I saw X‑Men 2 a few weeks ago. I’ve always been a fan of the comics, so I am rather sensitive to any ‘changes’ that are made just for the movie. However, I do realise that it is near-impossible to squeeze the entire X‑Men universe into a 2‑hour movie. I must conclude that they did an excellent job here. As in the first movie, the ‘changes’ were done very well.
There were a few little easter eggs hidden in there as well. In the first movie, you get a quick glimpse of Jubilee (the comic book character whom Rogue replaced in the movie), and just like in Spider Man (another fantastic movie) there is a short cameo by Stan Lee (This man is a GOD! If you don’t know who he is, stop reading right now for you have offended me.). In the second movie you hear Jubilee being called by name (by Storm), and on a television set you see a man with the caption “Dr Henry McCoy” beneath his face. The man appears as a normal (non-mutant) human being, but this man later becomes Beast. I think there were a few other easter eggs, but I don’t remember them.
Speaking of The X‑Men, I found a great fan-comic, The Uncanny X‑Sprites. Quite funny. I also stumbled across Wolverine’s real name. It’s not Logan, it’s James Howlett. It’s all explained in Marvel’s Origin series, which was released last year. There was also a Paradise X series which contradicts some of the fundamental aspects of Origin, but I wouldn’t take it seriously. Both of these (among others) are explained in vivid detail (beautifully illustrated, too!) at the Lost Soul Wolverine site. I spent hours reading all the stuff there; I was so riveted.

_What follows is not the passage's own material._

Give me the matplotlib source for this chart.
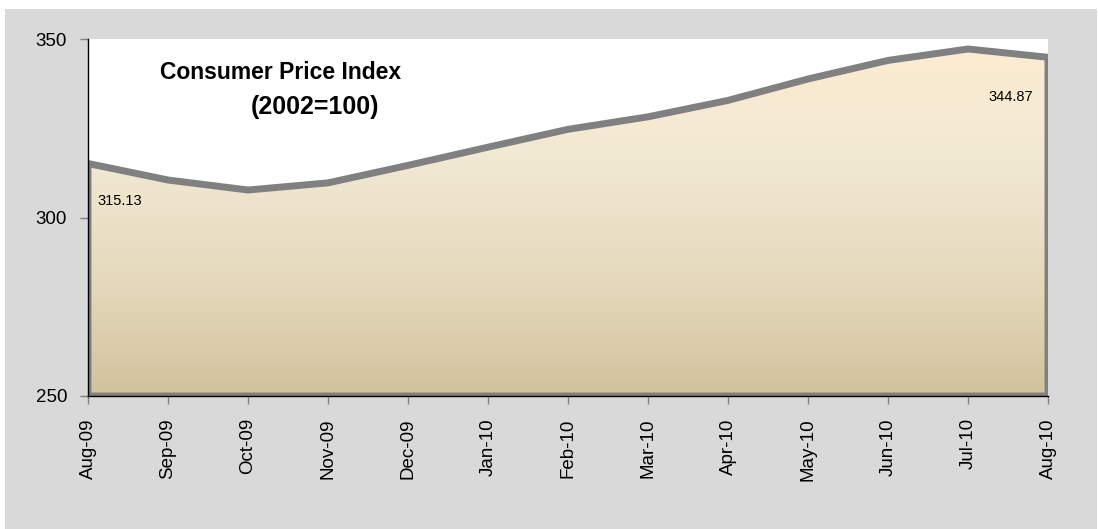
import numpy as np
import matplotlib.pyplot as plt
from matplotlib.colors import LinearSegmentedColormap
from matplotlib.patches import Rectangle, Polygon

plt.rcParams['font.family'] = ['Liberation Sans', 'DejaVu Sans']

# data
months = ['Aug-09', 'Sep-09', 'Oct-09', 'Nov-09', 'Dec-09', 'Jan-10', 'Feb-10',
          'Mar-10', 'Apr-10', 'May-10', 'Jun-10', 'Jul-10', 'Aug-10']
cpi = [315.13, 310.5, 307.7, 309.7, 314.6, 319.7, 324.7,
       328.2, 332.8, 338.8, 344.0, 347.2, 344.87]
y_ticks = [250, 300, 350]

fig = plt.figure(figsize=(10.98, 5.29), dpi=100)
fig.patch.set_facecolor('white')
# grey chart background
fig.add_artist(Rectangle((5/1098, 0), 1092/1098, 520/529, transform=fig.transFigure,
                         facecolor='#d9d9d9', edgecolor='none', zorder=-10))

ax = fig.add_axes([88/1098, 1-396/529, 960/1098, 357/529])
ax.set_facecolor('white')

x = np.arange(len(months))
ax.set_xlim(0, len(months)-1)
ax.set_ylim(250, 350)

# gradient fill under the line
cmap = LinearSegmentedColormap.from_list('cpi', ['#d2c29d', '#e6dabd', '#f2e9d3', '#fdecd1'])
grad = np.linspace(0, 1, 256).reshape(-1, 1)
img = ax.imshow(grad, extent=[0, len(months)-1, 250, 350], origin='lower',
                cmap=cmap, aspect='auto', zorder=1)
verts = [(0, 250)] + list(zip(x, cpi)) + [(len(months)-1, 250)]
poly = Polygon(verts, closed=True, facecolor='none', edgecolor='#808080',
               linewidth=5, joinstyle='miter', zorder=2)
ax.add_patch(poly)
img.set_clip_path(poly)

# labels on the first and last points
ax.text(0.12, 304.5, '%.2f' % cpi[0], fontsize=10.5, va='center', ha='left', zorder=3)
ax.text(len(months)-1.19, 333.8, '%.2f' % cpi[-1], fontsize=10.5, va='center', ha='right', zorder=3)

ax.text(2.41, 340.7, 'Consumer Price Index', fontsize=16.5, fontweight='bold',
        ha='center', va='center', zorder=3)
ax.text(2.84, 331.0, '(2002=100)', fontsize=18, fontweight='bold',
        ha='center', va='center', zorder=3)

ax.set_xticks(x)
ax.set_xticklabels(months, rotation=90, fontsize=13.5)
ax.set_yticks(y_ticks)
ax.set_yticklabels([str(v) for v in y_ticks], fontsize=13.5)
ax.tick_params(axis='both', direction='out', length=6, width=1, color='#808080')
ax.tick_params(axis='y', pad=9)
ax.tick_params(axis='x', pad=10)

for s in ['top', 'right']:
    ax.spines[s].set_visible(False)
for s in ['left', 'bottom']:
    ax.spines[s].set_color('black')
    ax.spines[s].set_linewidth(1)
    ax.spines[s].set_zorder(4)

fig.savefig('out.png', dpi=100)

Last Sunday I saw The Matrix Reloaded. I am not going to compare it to X‑Men 2, but I will say that this is another excellent film. The CGI was amazing. There were a few little flaws, but with all the action going on they were easy to overlook. I love Hong Kong martial arts movies (Jackie Chan and Jet Li are DEITIES!), and this movie satisifed my desire for some well-choreographed fight scenes. On the negative side, there is less continuity between the plot and the fights when compared to the original movie. Also, some parts were slow and unnecessary. I don’t want to see a bunch of Zionists (I assume that’s what the inhabitants of Zion call themselves?) dancing, and I don’t want to see Neo making love to Trinity. There’s enough pr0n on the Internet, thank-you-very-much.
Like the first movie (and the third, which arrives in November), The Matrix Reloaded was mostly filmed in my home town of Sydney. It’s weird to watch scenes from a movie and think, “hey, I was at that place only yesterday!” It also makes me wonder if I really am in the Matrix. Kooky.
The absolute coolest thing, however, was Trinity’s cracking of the electricity grid. She uses Nmap to scan for open ports and finds that port 22 is open. Port 22 is typically used by SSH, and sure enough Trinity uses a known SSH v. 1 exploit to gain access to the server! As her root password, she uses Z1ON1010. Not only does this make her 1337, it is also another easter egg — 1010 is the number 5 in binary (or so I’m told), and if you’ve seen the movie (spoiler alert) you know that Zion in the movie is in its fifth incarnation. More on this at The Register and Slashdot, and there’s a nice screenshot at Insecure.org, the home of Nmap.
Of course, what’s a movie these days without merchandising? Samsung has a ‘limited edition’ version of one of the phones used in the movie. To me it looks like a forgotten prop from Star Trek: The Original Series. It looks hideous, the ergonomics are all wrong, and the screen is too small to do anything useful. That won’t stop Samsung from charging a premium for it, or people from buying it. I feel sorry for those people. They obviously have some sort of psychological problem that has them convinced that they will only have friends if they have the latest mobile telephone. If it’s movie-themed and a ‘limited edition’, even better. They may even purchase a black trenchcoat to go with it. That will alleviate the symptioms of their inferiority complex for a little while, after which they will feel compelled to jump onto the next fad. Over-consumerism should be treated as a mental illness.